Wednesday, February 8, 2017

Making a small barrel 3, regrouping.

My barrel wasn't completely symmetrical, and I suspected the reason to be that the individual staves were not equally flexible.
I spent some time to get them all a bit more uniform in thickness and then tried to reassemble the barrel.
It still wasn't as I wanted it. After some time fumbling with the hose clamps, it suddenly detonated between my hands.

None of the pieces were damaged, but I could see two staves that had significantly more of a bend than the rest of them. I decided that it was time to regroup the project by only using 8 staves instead of the original 10. This will mean that the volume of the barrel will be smaller, so I'll probably have to either make it a short walk with the dog, or just walk the dog myself without any company.

Regrouping meant that I had to alter the angle on the staves, but that was a quick job. I had a bit of  a problem getting the barrel raised using the blue masking tape due to its unwillingness to stick to anything, so I upgraded to some duct tape.
I am fairly sure it isn't a traditional way of doing it, but it sure works great.

A hose clamp was mounted on each end, and the barrel looked OK.
I decided that I should make the barrel shorter due to its smaller diameter in order for it to look good.
I got the idea that if I kept the hose clamps on while I completed the work on the barrel, I could round and sand it also where the hoops would be attached. In the end I will saw off the part where the hose clamp has been.

The barrel was rounded and sanded. I measured the outside diameter of one end with a piece of copper wire, and used that to calculate the size of the corresponding bottom.
The oak has got a lot of cracks, so I was a bit uncertain if it would make an OK bottom. I sawed out a piece and marked a circle on it. Immediately after sawing the bottom out it broke in two.
More regrouping..
Spruce might not be the classic choice for coopering, but on the other hand, a Newfoundland isn't a classic barrel bearing dog, so a swift decision was made to use spruce.
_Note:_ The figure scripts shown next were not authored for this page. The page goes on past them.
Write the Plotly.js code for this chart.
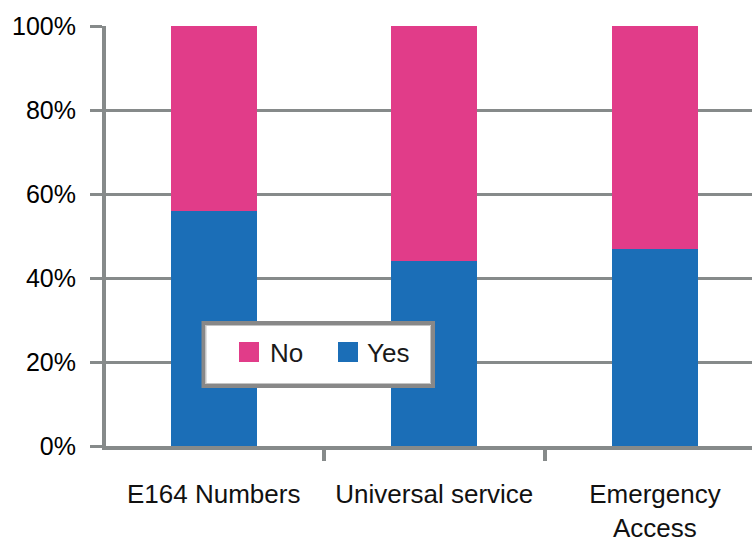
<!DOCTYPE html>
<html>
<head>
<meta charset="utf-8">
<script src="https://cdn.plot.ly/plotly-3.0.1.min.js"></script>
<style>
  html, body { margin: 0; padding: 0; background: #ffffff; }
  #chart { width: 752px; height: 543px; }
</style>
</head>
<body>
<div id="chart"></div>
<script>
// Share of answers per topic (percent of respondents)
const categories = ['E164 Numbers', 'Universal service', 'Emergency<br>Access'];
const seriesNames = ['Yes', 'No'];
const yesValues = [56, 44, 47];
const noValues = [44, 56, 53];
const seriesColors = ['#1b6eb7', '#e13c89'];
const yTickValues = [0, 20, 40, 60, 80, 100];
const yTickLabels = ['0%', '20%', '40%', '60%', '80%', '100%'];

const axisGray = '#868a8a';
const fontFamily = '"Liberation Sans", Arial, sans-serif';

const traces = [
  {
    type: 'bar',
    name: seriesNames[0],
    x: categories,
    y: yesValues,
    marker: { color: seriesColors[0] },
    hoverinfo: 'skip'
  },
  {
    type: 'bar',
    name: seriesNames[1],
    x: categories,
    y: noValues,
    marker: { color: seriesColors[1] },
    hoverinfo: 'skip'
  }
];

// Plot area in pixels, used to place the boxed legend
const W = 752, H = 543;
const M = { l: 106, r: 0, t: 26, b: 97 };
const pw = W - M.l - M.r, ph = H - M.t - M.b;
const px = v => (v - M.l) / pw;
const py = v => (H - M.b - v) / ph;

// Boxed legend: No first, then Yes
const legendItems = [
  { name: seriesNames[1], color: seriesColors[1], sx: 239, tx: 268 },
  { name: seriesNames[0], color: seriesColors[0], sx: 338, tx: 365 }
];
const shapes = [
  {
    type: 'rect', xref: 'paper', yref: 'paper',
    x0: px(203.5), x1: px(433), y0: py(323), y1: py(386),
    fillcolor: '#ffffff', line: { color: '#888888', width: 4 }, layer: 'above'
  },
  {
    type: 'rect', xref: 'paper', yref: 'paper',
    x0: px(206), x1: px(430.5), y0: py(325.5), y1: py(383.5),
    fillcolor: 'rgba(0,0,0,0)', line: { color: '#c4c4c4', width: 1 }, layer: 'above'
  }
];
const annotations = [];
legendItems.forEach(it => {
  shapes.push({
    type: 'rect', xref: 'paper', yref: 'paper',
    x0: px(it.sx), x1: px(it.sx + 20), y0: py(342), y1: py(362),
    fillcolor: it.color, line: { width: 0 }, layer: 'above'
  });
  annotations.push({
    xref: 'paper', yref: 'paper',
    x: px(it.tx), y: py(353),
    xanchor: 'left', yanchor: 'middle',
    text: it.name, showarrow: false,
    font: { family: fontFamily, size: 26, color: '#1a1a1a' }
  });
});

const layout = {
  width: W,
  height: H,
  margin: M,
  paper_bgcolor: '#ffffff',
  plot_bgcolor: '#ffffff',
  barmode: 'stack',
  bargap: 0.61,
  showlegend: false,
  font: { family: fontFamily },
  xaxis: {
    type: 'category',
    range: [-0.488, 2.44],
    tickson: 'boundaries',
    ticks: 'outside',
    ticklen: 11,
    tickwidth: 4,
    tickcolor: axisGray,
    ticklabelstandoff: 22,
    showline: true,
    linecolor: axisGray,
    linewidth: 4,
    showgrid: false,
    tickfont: { family: fontFamily, size: 26, color: '#111111' },
    fixedrange: true
  },
  yaxis: {
    range: [0, 100],
    tickmode: 'array',
    tickvals: yTickValues,
    ticktext: yTickLabels,
    ticks: 'outside',
    ticklen: 12,
    tickwidth: 3,
    tickcolor: axisGray,
    ticklabelstandoff: 9,
    showline: true,
    linecolor: axisGray,
    linewidth: 4,
    showgrid: true,
    gridcolor: axisGray,
    gridwidth: 3,
    zeroline: false,
    tickfont: { family: fontFamily, size: 25, color: '#000000' },
    fixedrange: true
  },
  shapes: shapes,
  annotations: annotations
};

Plotly.newPlot('chart', traces, layout, { displayModeBar: false, staticPlot: true });
</script>
</body>
</html>
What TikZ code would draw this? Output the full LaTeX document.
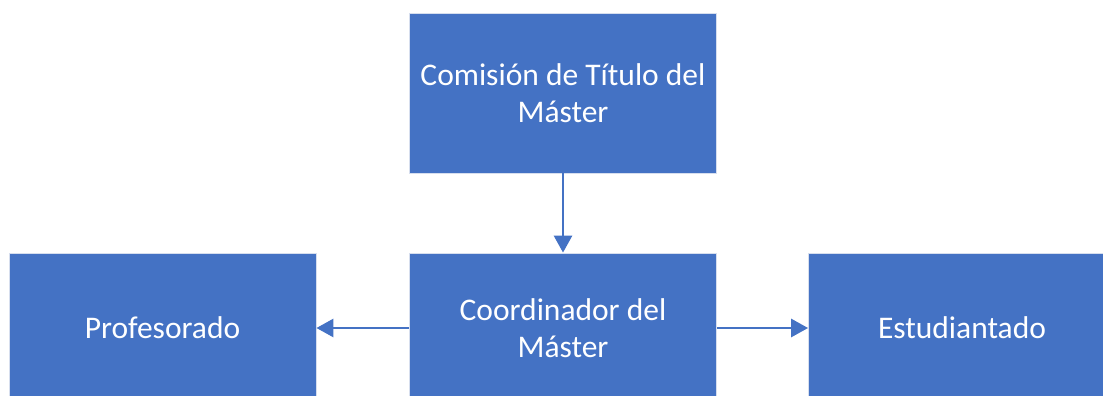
\documentclass[tikz,border=0pt]{standalone}
\usepackage{fontspec}
\setmainfont{Carlito}
\usetikzlibrary{arrows.meta}
\definecolor{boxblue}{HTML}{4472C4}
\definecolor{boxedge}{HTML}{D6DEEE}
\begin{document}
\begin{tikzpicture}[x=1pt,y=-1pt,
  orgbox/.style={rectangle,fill=boxblue,draw=boxedge,line width=0.8pt,
    minimum width=307pt,minimum height=160pt,inner sep=0pt,
    text=white,align=center,font=\fontsize{31.5}{37}\selectfont},
  lowbox/.style={orgbox,minimum height=150pt},
  link/.style={draw=boxblue,line width=2.8pt,-{Triangle[width=18pt,length=17pt]}}]
\useasboundingbox (0,0) rectangle (1103,396);
\clip (0,0) rectangle (1103,396);
\node[orgbox] (cttm) at (563,93) {Comisión de Título del\\Máster};
\node[lowbox] (coord) at (563,328) {Coordinador del\\Máster};
\node[lowbox] (prof) at (162.5,328) {Profesorado};
\node[lowbox] (est) at (962,328) {Estudiantado};
\draw[link] (cttm.south) -- (coord.north);
\draw[link] (coord.west) -- (prof.east);
\draw[link] (coord.east) -- (est.west);
\end{tikzpicture}
\end{document}
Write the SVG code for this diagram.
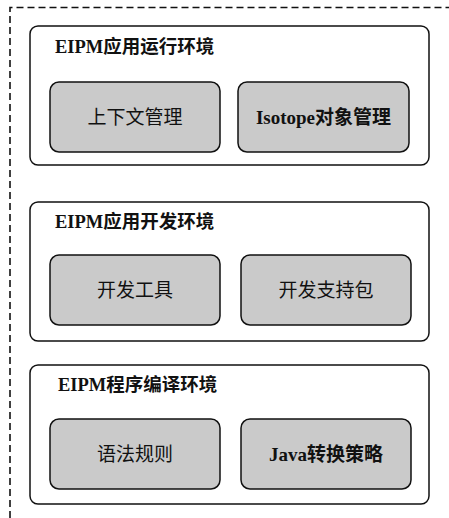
<svg xmlns="http://www.w3.org/2000/svg" width="449" height="518" viewBox="0 0 449 518">
<style>
.outer{fill:none;stroke:#111;stroke-width:1.6;stroke-dasharray:7 4}
.panel{fill:#fff;stroke:#111;stroke-width:1.5}
.box{fill:#cacaca;stroke:#111;stroke-width:1.5}
.title{font-family:"Liberation Serif","Noto Sans CJK SC",serif;font-size:18.5px;font-weight:bold;fill:#111}
.lbl{font-family:"Liberation Serif","Noto Sans CJK SC",serif;font-size:19px;fill:#111;text-anchor:middle;dominant-baseline:central}
.lblb{font-weight:bold}
</style>
<rect x="0" y="0" width="449" height="518" fill="#fff"/>
<g id="outer">
<path class="outer" d="M10 518 V7.5 H449"/>
</g>
<g id="panel-run">
<rect class="panel" x="30" y="26" width="399" height="139" rx="8"/>
<text class="title" x="55" y="53">EIPM应用运行环境</text>
</g>
<g id="node-context">
<rect class="box" x="50" y="82" width="170" height="70" rx="9"/>
<text class="lbl" x="135" y="117">上下文管理</text>
</g>
<g id="node-isotope">
<rect class="box" x="238" y="82" width="171" height="70" rx="9"/>
<text class="lbl lblb" x="323.5" y="117">Isotope对象管理</text>
</g>
<g id="panel-dev">
<rect class="panel" x="30" y="202" width="399" height="139" rx="8"/>
<text class="title" x="55" y="228">EIPM应用开发环境</text>
</g>
<g id="node-tools">
<rect class="box" x="50" y="255" width="170" height="70" rx="9"/>
<text class="lbl" x="135" y="290">开发工具</text>
</g>
<g id="node-sdk">
<rect class="box" x="241" y="255" width="170" height="70" rx="9"/>
<text class="lbl" x="326" y="290">开发支持包</text>
</g>
<g id="panel-compile">
<rect class="panel" x="30" y="365" width="399" height="139" rx="8"/>
<text class="title" x="58" y="391">EIPM程序编译环境</text>
</g>
<g id="node-grammar">
<rect class="box" x="50" y="419" width="170" height="70" rx="9"/>
<text class="lbl" x="135" y="454">语法规则</text>
</g>
<g id="node-java">
<rect class="box" x="241" y="419" width="170" height="70" rx="9"/>
<text class="lbl lblb" x="326" y="454">Java转换策略</text>
</g>
<g id="connectors"></g>
</svg>
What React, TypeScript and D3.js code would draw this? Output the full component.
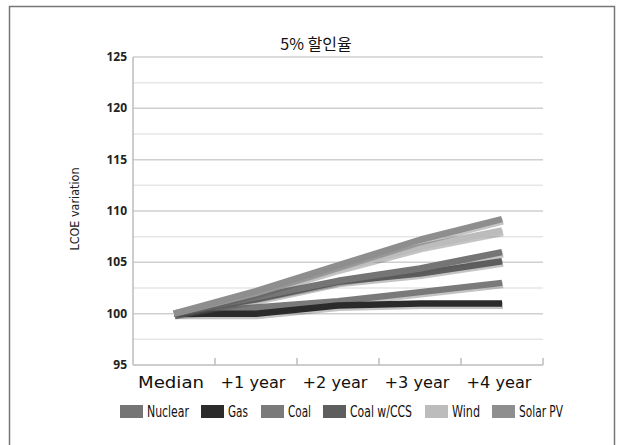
import React from "react";
import * as d3 from "d3";

const categories = ["Median", "+1 year", "+2 year", "+3 year", "+4 year"];
const yTicks = [95, 100, 105, 110, 115, 120, 125];
const seriesNames = ["Nuclear", "Gas", "Coal", "Coal w/CCS", "Wind", "Solar PV"];
const nuclear = [100, 101.6, 103.2, 104.4, 106];
const gas = [100, 100, 100.8, 101, 101];
const coal = [100, 100.6, 101.2, 102.1, 103];
const coalCCS = [100, 101.4, 103.1, 103.9, 105.1];
const wind = [100, 102, 104.4, 106.5, 108.1];
const solarPV = [100, 102.2, 104.7, 107.2, 109.2];
const colors = ["#757575", "#2b2b2b", "#7a7a7a", "#5e5e5e", "#bcbcbc", "#8e8e8e"];
const seriesValues = [nuclear, gas, coal, coalCCS, wind, solarPV];
const drawOrder = [2, 1, 3, 0, 4, 5];

const W = 618, H = 445;
const left = 133, right = 543, top = 57, bottom = 365;

export default function App() {
  const x = d3.scaleBand<string>().domain(categories).range([left, right]);
  const y = d3.scaleLinear().domain([95, 125]).range([bottom, top]);
  const line = d3
    .line<number>()
    .x((_, i) => (x(categories[i]) as number) + x.bandwidth() / 2)
    .y((d) => y(d));
  const minor = d3.range(97.5, 125, 5);
  const narrow = "'DejaVu Sans Condensed', 'Liberation Sans', Arial, sans-serif";
  const legendX = [120, 201, 261, 323, 425, 492];
  const legendW = [42, 20, 23, 62, 28, 44];

  return (
    <svg width={W} height={H} style={{ position: "absolute", left: 0, top: 0 }}>
      <rect x={0} y={0} width={W} height={H} fill="#fff" />
      <rect x={9.5} y={6.5} width={605} height={460} fill="none" stroke="#777" strokeWidth={1.5} />
      {minor.map((v) => (
        <line key={"m" + v} x1={left} x2={right} y1={y(v)} y2={y(v)} stroke="#e6e6e6" strokeWidth={1.5} />
      ))}
      {yTicks.slice(1).map((v) => (
        <line key={"g" + v} x1={left} x2={right} y1={y(v)} y2={y(v)} stroke="#cfcfcf" strokeWidth={1.5} />
      ))}
      <line x1={left} x2={left} y1={top} y2={bottom} stroke="#bdbdbd" strokeWidth={1.5} />
      <line x1={left} x2={right} y1={bottom} y2={bottom} stroke="#bdbdbd" strokeWidth={1.5} />
      {categories.map((c) => (
        <line key={"t" + c} x1={(x(c) as number) + x.bandwidth()} x2={(x(c) as number) + x.bandwidth()} y1={bottom - 7} y2={bottom} stroke="#bdbdbd" strokeWidth={1.5} />
      ))}
      {yTicks.map((v) => (
        <text key={"yl" + v} x={127} y={y(v) + 4} textAnchor="end" fontFamily="'Open Sans', 'DejaVu Sans', sans-serif" fontWeight="bold" fontSize={12} fill="#222">
          {v}
        </text>
      ))}
      <text transform={`translate(79,209) rotate(-90)`} textAnchor="middle" fontFamily={narrow} fontSize={13} fill="#222" textLength={83} lengthAdjust="spacingAndGlyphs">
        LCOE variation
      </text>
      <text x={316} y={50} textAnchor="middle" fontFamily="'Noto Sans CJK KR', 'DejaVu Sans', sans-serif" fontSize={16} fill="#111">
        5% 할인율
      </text>
      {categories.map((c, i) => (
        <text key={"xl" + c} x={(x(c) as number) + x.bandwidth() / 2 - 3} y={388} textAnchor="middle" fontFamily="'DejaVu Sans', sans-serif" fontSize={15} fill="#111" textLength={i === 0 ? 66 : 65} lengthAdjust="spacingAndGlyphs">
          {c}
        </text>
      ))}
      {drawOrder.map((i) => (
        <g key={"s" + i}>
          <path d={line(seriesValues[i]) as string} fill="none" stroke="#555" strokeOpacity={0.35} strokeWidth={7} transform="translate(1,2)" strokeLinejoin="round" />
          <path d={line(seriesValues[i]) as string} fill="none" stroke={colors[i]} strokeWidth={6.5} strokeLinejoin="round" />
        </g>
      ))}
      {seriesNames.map((n, i) => (
        <g key={"lg" + n}>
          <rect x={legendX[i]} y={405} width={23} height={13} fill={colors[i]} />
          <text x={legendX[i] + 27} y={417} fontFamily={narrow} fontSize={15} fill="#111" textLength={legendW[i]} lengthAdjust="spacingAndGlyphs">
            {n}
          </text>
        </g>
      ))}
    </svg>
  );
}
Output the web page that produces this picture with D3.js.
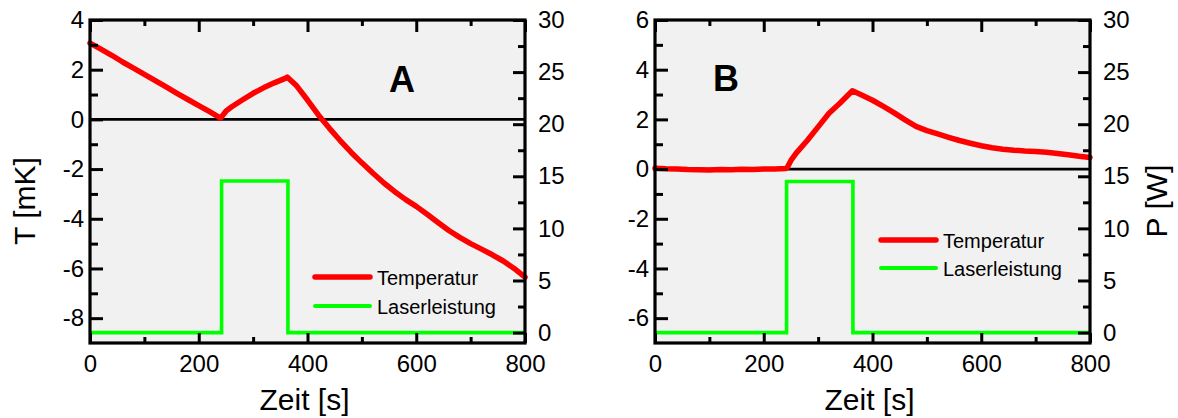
<!DOCTYPE html>
<html>
<head>
<meta charset="utf-8">
<script src="https://cdn.jsdelivr.net/npm/d3@7"></script>
<style>
  body { margin: 0; background: #fff; }
  svg { display: block; }
  text { font-family: "Liberation Sans", Arial, Helvetica, sans-serif; fill: #000; }
</style>
</head>
<body>
<svg id="chart" width="1178" height="418"></svg>
<script>
// Measurement A: temperature [mK] over time [s]
const timeA = [0, 20, 40, 60, 80, 100, 120, 140, 160, 180, 200, 220, 240, 250, 260, 280, 300, 320, 340, 360, 363,
               380, 400, 420, 440, 460, 480, 500, 520, 540, 560, 580, 600, 620, 640, 660, 680, 700, 720, 740, 760, 780, 800];
const tempA = [3.07, 2.83, 2.58, 2.31, 2.06, 1.81, 1.56, 1.31, 1.05, 0.80, 0.55, 0.31, 0.05, 0.33, 0.50, 0.78, 1.05, 1.28, 1.48, 1.66, 1.70,
               1.35, 0.78, 0.18, -0.35, -0.85, -1.32, -1.75, -2.16, -2.55, -2.90, -3.22, -3.50, -3.82, -4.15, -4.47, -4.75, -5.00, -5.22, -5.45, -5.70, -6.00, -6.35];

// Measurement B: temperature [mK] over time [s]
const timeB = [0, 20, 40, 60, 80, 100, 120, 140, 160, 180, 200, 220, 240, 243, 250, 260, 280, 300, 320, 340, 363,
               380, 400, 420, 440, 460, 480, 500, 520, 540, 560, 580, 600, 620, 640, 660, 680, 700, 720, 740, 760, 780, 800];
const tempB = [0.03, 0.01, 0.00, -0.02, -0.03, -0.04, -0.02, -0.03, -0.01, -0.02, 0.00, 0.00, 0.02, 0.05, 0.35, 0.65, 1.15, 1.70, 2.25, 2.65, 3.15,
               2.98, 2.77, 2.52, 2.26, 1.98, 1.72, 1.55, 1.42, 1.28, 1.15, 1.04, 0.94, 0.86, 0.80, 0.76, 0.73, 0.71, 0.68, 0.63, 0.58, 0.52, 0.47];

// Laser power [W]: switched on at ~242 s, off at ~364 s
const laserTime = [0, 242, 242, 364, 364, 800];
const laserA = [0, 0, 14.55, 14.55, 0, 0];
const laserB = [0, 0, 14.5, 14.5, 0, 0];

// Axis ticks
const timeTicks = [0, 200, 400, 600, 800];
const timeMinor = [100, 300, 500, 700];
const tempTicksA = [-8, -6, -4, -2, 0, 2, 4];
const tempMinorA = [-7, -5, -3, -1, 1, 3];
const tempTicksB = [-6, -4, -2, 0, 2, 4, 6];
const tempMinorB = [-5, -3, -1, 1, 3, 5];
const powerTicks = [0, 5, 10, 15, 20, 25, 30];
const powerMinor = [2.5, 7.5, 12.5, 17.5, 22.5, 27.5];

const legendLabels = ["Temperatur", "Laserleistung"];

const svg = d3.select("#chart");
const W = 435, H = 323, TOP = 20;
const RED = "#ff0000", GREEN = "#00ff00";
// plain hyphen for negative numbers
const fmt = d => String(d);

function drawPanel(cfg) {
  const g = svg.append("g").attr("transform", `translate(${cfg.left},${TOP})`);
  const x = d3.scaleLinear().domain([0, 800]).range([0, W]);
  const yT = d3.scaleLinear().domain(cfg.tempDomain).range([H, 0]);
  const yP = d3.scaleLinear().domain([-1, 30]).range([H, 0]);

  g.append("rect").attr("width", W).attr("height", H).attr("fill", "#f1f1f1");

  // zero line of the temperature axis
  g.append("line").attr("x1", 0).attr("x2", W)
    .attr("y1", yT(0)).attr("y2", yT(0))
    .attr("stroke", "#000").attr("stroke-width", 2.8);

  const laserLine = d3.line().x((d, i) => x(laserTime[i])).y(d => yP(d));
  g.append("path").datum(cfg.laser).attr("d", laserLine)
    .attr("fill", "none").attr("stroke", GREEN).attr("stroke-width", 3.6)
    .attr("stroke-linejoin", "miter");

  const tempLine = d3.line().x((d, i) => x(cfg.time[i])).y(d => yT(d));
  g.append("path").datum(cfg.temp).attr("d", tempLine)
    .attr("fill", "none").attr("stroke", RED).attr("stroke-width", 5.5)
    .attr("stroke-linejoin", "round").attr("stroke-linecap", "round");

  // axes: major ticks with labels, minor ticks without
  const styleAxis = sel => {
    sel.select(".domain").remove();
    sel.selectAll("line").attr("stroke", "#000").attr("stroke-width", 3);
    sel.selectAll("text").attr("font-size", 24).attr("fill", "#000");
  };
  g.append("g").attr("transform", `translate(0,${H})`)
    .call(d3.axisBottom(x).tickValues(timeTicks).tickSize(-10).tickPadding(12).tickFormat(fmt))
    .call(styleAxis);
  g.append("g").attr("transform", `translate(0,${H})`)
    .call(d3.axisBottom(x).tickValues(timeMinor).tickSize(-6).tickFormat(""))
    .call(styleAxis);
  g.append("g")
    .call(d3.axisTop(x).tickValues(timeTicks).tickSize(-12).tickFormat(""))
    .call(styleAxis);
  g.append("g")
    .call(d3.axisTop(x).tickValues(timeMinor).tickSize(-6).tickFormat(""))
    .call(styleAxis);
  g.append("g")
    .call(d3.axisLeft(yT).tickValues(cfg.tempTicks).tickSize(-13).tickPadding(6).tickFormat(fmt))
    .call(styleAxis);
  g.append("g")
    .call(d3.axisLeft(yT).tickValues(cfg.tempMinor).tickSize(-8).tickFormat(""))
    .call(styleAxis);
  g.append("g").attr("transform", `translate(${W},0)`)
    .call(d3.axisRight(yP).tickValues(powerTicks).tickSize(-12).tickPadding(13).tickFormat(fmt))
    .call(styleAxis);
  g.append("g").attr("transform", `translate(${W},0)`)
    .call(d3.axisRight(yP).tickValues(powerMinor).tickSize(-7).tickFormat(""))
    .call(styleAxis);

  // frame
  g.append("rect").attr("width", W).attr("height", H)
    .attr("fill", "none").attr("stroke", "#000").attr("stroke-width", 3.2);

  // panel letter
  g.append("text").attr("x", cfg.letterX).attr("y", cfg.letterY)
    .attr("text-anchor", "middle").attr("font-size", 36).attr("font-weight", "bold")
    .text(cfg.letter);

  // legend
  const lg = g.append("g").attr("transform", `translate(${cfg.legendX},${cfg.legendY})`);
  const colors = [RED, GREEN], widths = [5.5, 4];
  legendLabels.forEach((label, i) => {
    const yy = i * cfg.legendGap;
    lg.append("line").attr("x1", 0).attr("x2", 55).attr("y1", yy).attr("y2", yy)
      .attr("stroke", colors[i]).attr("stroke-width", widths[i]).attr("stroke-linecap", "round");
    lg.append("text").attr("x", 62).attr("y", yy + 8).attr("font-size", 20).text(label);
  });

  // x axis title
  svg.append("text").attr("x", cfg.left + W / 2 - 3).attr("y", 410)
    .attr("text-anchor", "middle").attr("font-size", 30).text("Zeit [s]");
}

drawPanel({
  left: 90, time: timeA, temp: tempA, laser: laserA,
  tempDomain: [-9, 4], tempTicks: tempTicksA, tempMinor: tempMinorA,
  letter: "A", letterX: 312, letterY: 72,
  legendX: 225, legendY: 257, legendGap: 29
});
drawPanel({
  left: 655, time: timeB, temp: tempB, laser: laserB,
  tempDomain: [-7, 6], tempTicks: tempTicksB, tempMinor: tempMinorB,
  letter: "B", letterX: 71, letterY: 71,
  legendX: 226, legendY: 220, legendGap: 28
});

// vertical axis titles
svg.append("text").attr("transform", "translate(35,201) rotate(-90)")
  .attr("text-anchor", "middle").attr("font-size", 30).text("T [mK]");
svg.append("text").attr("transform", "translate(1167,201) rotate(-90)")
  .attr("text-anchor", "middle").attr("font-size", 30).text("P [W]");
</script>
</body>
</html>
After filing the disc round, I used a chisel to chamfer the edges so it could eventually fit into the groove that I was going to make.

I tried to use my router plane instead of a croze, but it didn't work very well, so I guess I'll have to do a bit of tool making to proceed.

Sanded barrel with a spruce bottom and the router plane.

Set up for sanding.

Broken oak bottom.


  1. I think spruce bottoms are traditional on barrels carried by Nerfoundlands.

  2. A really challenging project, Jonas. It is looking better with each post. - Matt

    1. Hi Matt
      Thanks for the encouragement.
      It isn't as easy as I had expected at first.